El
vigésimo quinto domingo ordinario
(Sabiduría
2:12.17-20; Santiago 3:16-4:3; Marcos 9:30-37)
Hace cincuenta años el drama musical
“Camelot” ganó muchos premios. La
historia tiene lugar en Inglaterra por la Edad Media. El rey Arturo tiene una corte de los
caballeros más atrevidos del mundo.
Entonces el Señor Lancelot viene de Francia para servir al rey
Arturo. Lancelot es orgulloso, aun
vano. Dice que es el mejor en todo. En
el musical Lancelot usa las palabras francés, “C’est moi” (“Soy yo”), para
expresar su grandeza. Se pregunta a sí
mismo: “¿Dónde se puede encontrar un hombre tan extraordinario?” Y responde a
la pregunta: “C’est moi”. Vemos
esto tipo de vanidad en el evangelio hoy.
Los apóstoles discuten en el camino quién
entre ellos es el más importante.
Evidentemente más que uno de los doce quiere responder: “C’est moi;
soy yo”. La tristeza no es tanto que los
discípulos del maestro Jesús son orgullosos.

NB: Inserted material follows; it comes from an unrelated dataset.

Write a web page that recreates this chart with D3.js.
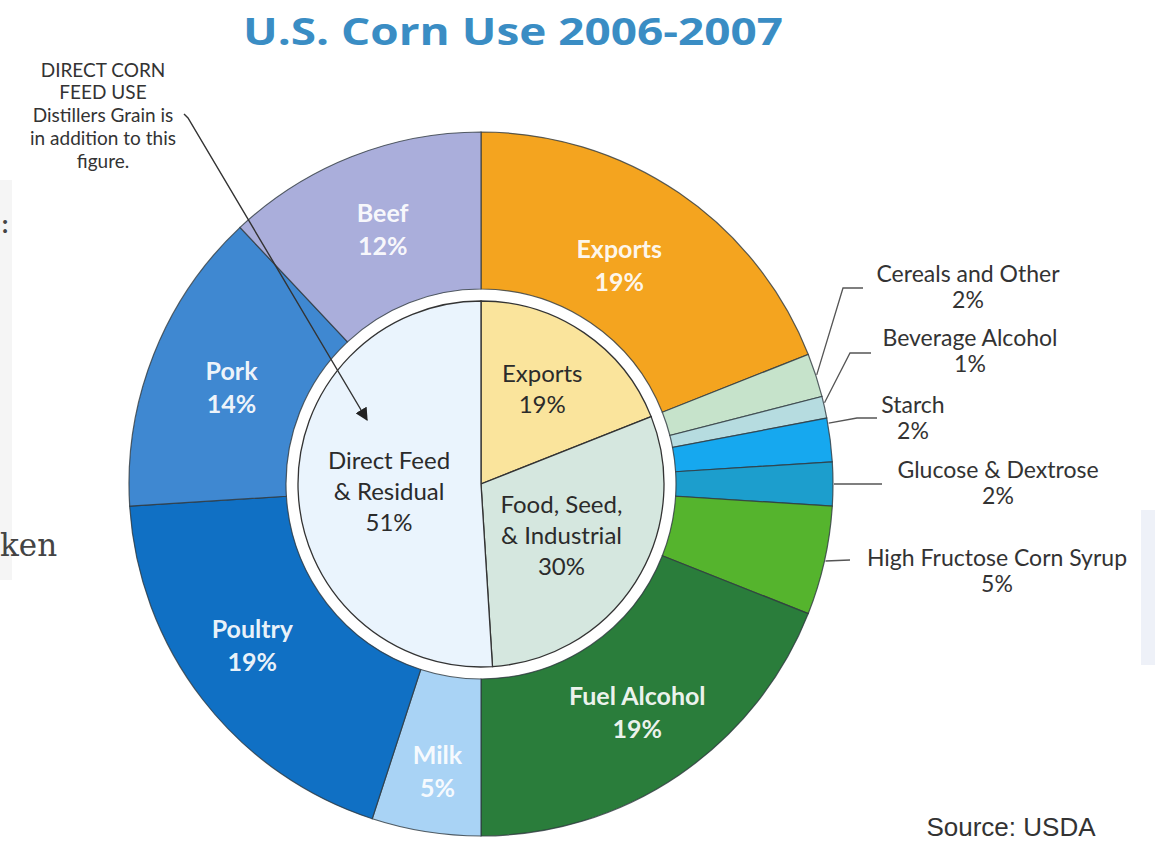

Más profundamente desconsolador es que Jesús acaba de decirles cómo
sufrirá pronto. Dentro de poco se lo
entregarán and lo pondrán a muerte. Pero
evidentemente a los apóstoles no les importa o no lo entienden. Pero, sí es la verdad que no lo entienden,
¿no deberían superar su miedo para pedirle explicación?
Es cierto que la vanidad u orgullo es un
pecado primordial. Según el Libro de
Proverbios, “Antes de la ruina, hubo orgullo…” (16,18). Por eso, la serpiente tienta a la pareja en
el jardín con la expectativa de que se hagan “como dioses”. Para evitar que hiciéramos este pecado cuando
éramos chicos, nuestras madres nos regañaban: “El mundo no revuelve alrededor
de ti”. Pero es una lección difícil para
aprender. Nos da mucho gusto pensar en
nosotros mismos como las más importantes, las más guapas, o las más brillantes
personas en el mundo.
Al fondo de esta tendencia queda el
individualismo extremo. Pensamos que
podamos hacer cualquiera cosa por nosotros mismos. Tenemos tanta confianza que pensemos que no
necesitemos a nadie. Nos gusta pensar en
nosotros mismos como desconectados de la comunidad, no responsable a
nadie. Ni pensamos que a Dios le importan
nuestras acciones. La primera lectura
expresa esta fantasía perfectamente bien.
Cita a los malvados diciendo entre sí mientras urden una trampa contra
el justo: “’Si el justo es hijo de Dios, él lo ayudará…’”
La segunda lectura da eco a estas
advertencias contra el orgullo y el individualismo extremo. Señala que las
“malas pasiones” son la fuente de todos conflictos y luchas. Apunta a la ambición como pasión desordenada,
que en su forma extrema busca premios sin guardar las reglas. Por ejemplo, los atletas que toman drogas
para ganar medallas en las Olimpiadas son culpables de la ambición. Otra pasión mala es la codicia que desea lo
que pertenece a otras personas.
A Jesús no le falta la paciencia para
enseñar a sus discípulos, incluso a nosotros, en que consiste la verdadera
importancia. Dice que la importancia no
consiste en ser admirado por los demás sino en servir a los demás. Es la verdad que un famoso actor una vez
admitió. La estrella de la radio dijo
que mientras buscaba todas las medallas de mérito de su profesión, no hizo
tanto por el mundo que cualquiera buena mujer de la limpieza.
Interesantemente Jesús nunca condena el
amor propio. Pero manda que amemos al
otro tanto como a nosotros mismos y que amemos a Dios sobre todo. Tenemos que admitir que el más importante no es
"c'est moi; soy yo". Ni
el segundo más importante es "c'est moi; soy yo". Somos como todos los demás – complejos de
virtudes y vicios, fuerzas y debilidades, posibilidades y límites. Alcanzaremos nuestro potencial completo por
seguir al Señor Jesús en la entrega de nosotros mismos por el bien de los
demás. Parecerá en el principio que
estamos estudiando y trabajando sólo por nosotros mismos. Sin embargo, vendrá la ocasión en que escogeremos
a vivir principalmente por nosotros o por los demás y por Dios, sobre
todo. Ojalá que escojamos a vivir por Dios
sobre todo.
Para reflexión: ¿Consuelo al otro cuando tiene dolor o estoy siempre preocupado con mis propios problemas?